AFC Team “Hits”: 9; AFC Team “Misses”: 7

Overall, I went 19-13 this year projecting teams, which makes me a 9.5-6.5 NFL team.  It was a pretty good year for my predictions, minus about three or four complete stinkers.

More importantly, the ones I missed on, there were three common reasons I did:

1) Didn’t forecast a large collapse by a historically successful franchise
2) Forecasted sustained gains for a historically struggling franchise that would collapse
3) Peyton Manning

Using those two rules, I should be wary of supporting older franchises like the Patriots, Ravens, Giants, and Bears in 2013.  However, there’s no clear reason to deviate from my currrent methodology seeing as the same things I missed with the Eagles, I hit on with the Chargers.  Perhaps I just need a clearer definition of “talent”: anyone who saw the Philadelphia Eagles or Pittsburgh Steelers play this year would not have suggested that they were significantly more talented than their opponents.

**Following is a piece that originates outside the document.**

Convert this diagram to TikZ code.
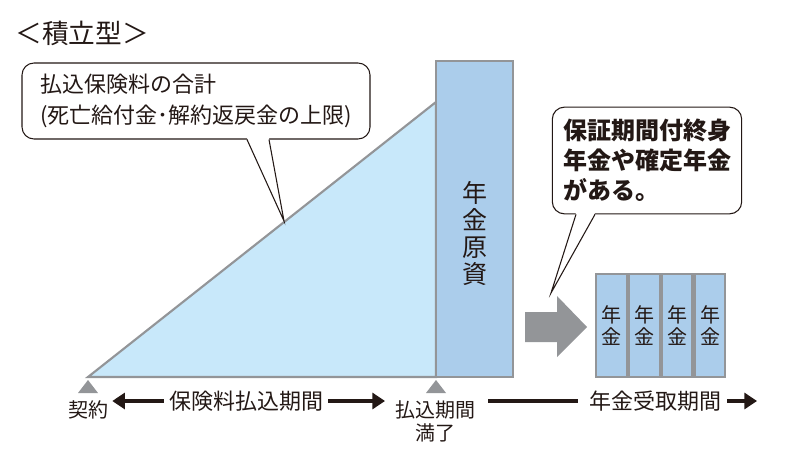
\documentclass[tikz,border=0pt]{standalone}
\usepackage{fontspec}
\setmainfont{Noto Sans CJK JP}
\usetikzlibrary{arrows.meta,positioning,calc}
\definecolor{ink}{HTML}{231815}
\definecolor{edge}{HTML}{939598}
\definecolor{sky}{HTML}{C8E8FA}
\definecolor{fund}{HTML}{ABCDEB}
\begin{document}
\begin{tikzpicture}[x=0.75pt,y=-0.75pt,>={Triangle[length=9.5pt,width=12pt]},
  every node/.style={text=ink,inner sep=0pt},
  callout/.style={draw=ink,line width=0.8pt,rounded corners=9pt,fill=white,align=left},
  fundbox/.style={draw=edge,line width=1.6pt,fill=fund},
  potbox/.style={fundbox,minimum width=23pt,minimum height=77pt,align=center,font=\fontsize{15}{16.5}\selectfont},
  period/.style={ink,line width=3pt},
  lbl/.style={font=\fontsize{16.5}{20}\selectfont}]
\useasboundingbox (0,0) rectangle (787,470);
\node[font=\fontsize{20}{24}\selectfont] (title) at (82,33) {＜積立型＞};
% premiums accumulate
\coordinate (sign) at (88,377);
\coordinate (paid) at (436,377);
\filldraw[fill=sky,draw=edge,line width=1.6pt] (sign) -- (436,102) -- (paid) -- cycle;
\node[fundbox,minimum width=57.75pt,minimum height=237pt] (fund) at (474.5,219) {};
\node[font=\fontsize{18.75}{20.25}\selectfont,align=center] (fundlbl) at (474.5,233) {年\\金\\原\\資};
% pensions paid out
\fill[edge] (525,312) -- (557,312) -- (557,296) -- (587,327) -- (557,357) -- (557,342) -- (525,342) -- cycle;
\node[potbox] (p1) at (611.6,325.5) {年\\金};
\node[potbox,right=0pt of p1] (p2) {年\\金};
\node[potbox,right=0pt of p2] (p3) {年\\金};
\node[potbox,right=0pt of p3] (p4) {年\\金};
% callouts
\node[callout,minimum width=261pt,minimum height=57pt,font=\fontsize{16.5}{23}\selectfont] (note1) at (196,101) {払込保険料の合計\\(死亡給付金･解約返戻金の上限)};
\coordinate (tip1) at (284,221);
\fill[white] ($(note1.south)+(51,-1.5)$) -- (tip1) -- ($(note1.south)+(73,-1.5)$) -- cycle;
\draw[ink,line width=0.8pt] ($(note1.south)+(51,0)$) -- (tip1) -- ($(note1.south)+(73,0)$);
\node[callout,minimum width=142pt,minimum height=80pt,font=\fontsize{18}{22.5}\bfseries\selectfont] (note2) at (647,160.5) {保証期間付終身\\年金や確定年金\\がある。};
\coordinate (tip2) at (551,293);
\fill[white] ($(note2.south)+(-71,-1.5)$) -- (tip2) -- ($(note2.south)+(-52,-1.5)$) -- cycle;
\draw[ink,line width=0.8pt] ($(note2.south)+(-71,0)$) -- (tip2) -- ($(note2.south)+(-52,0)$);
% time axis
\fill[edge] ($(sign)+(0,3)$) -- ($(sign)+(10,16)$) -- ($(sign)+(-10,16)$) -- cycle;
\fill[edge] ($(paid)+(0,3)$) -- ($(paid)+(10,16)$) -- ($(paid)+(-10,16)$) -- cycle;
\node[font=\fontsize{15}{17}\selectfont] (keiyaku) at (88,410) {契約};
\node[lbl] (premlbl) at (246,401) {保険料払込期間};
\node[font=\fontsize{15}{17.25}\selectfont,align=center] (paidlbl) at (435,421) {払込期間\\満了};
\node[lbl] (recvlbl) at (655,401) {年金受取期間};
\coordinate (premend) at (385,401);
\coordinate (recvstart) at (488,401);
\coordinate (recvend) at (757,401);
\draw[period,<-] ($(premlbl.west -| keiyaku.east)+(4,0)$) -- ($(premlbl.west)+(-5,0)$);
\draw[period,->] ($(premlbl.east)+(5,0)$) -- (premend);
\draw[period] (recvstart) -- ($(recvlbl.west)+(-11,0)$);
\draw[period,->] ($(recvlbl.east)+(6,0)$) -- (recvend);
\end{tikzpicture}
\end{document}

And in the second case, whatever factors I missed on with the Chiefs, Bills, Jaguars, and Raiders didn’t seem to affect the Bengals, although this might be explained by the fact that the Bengals have simply replenished their young talent though the draft much better than the other four teams have.  I’ll have to keep this in mind when predicting the records of the Colts, Dolphins, Redskins (?), and Seahawks next season.

And in regards to Peyton Manning: just always believe until the results force you to not believe.  That’s the lesson of the 2012 season.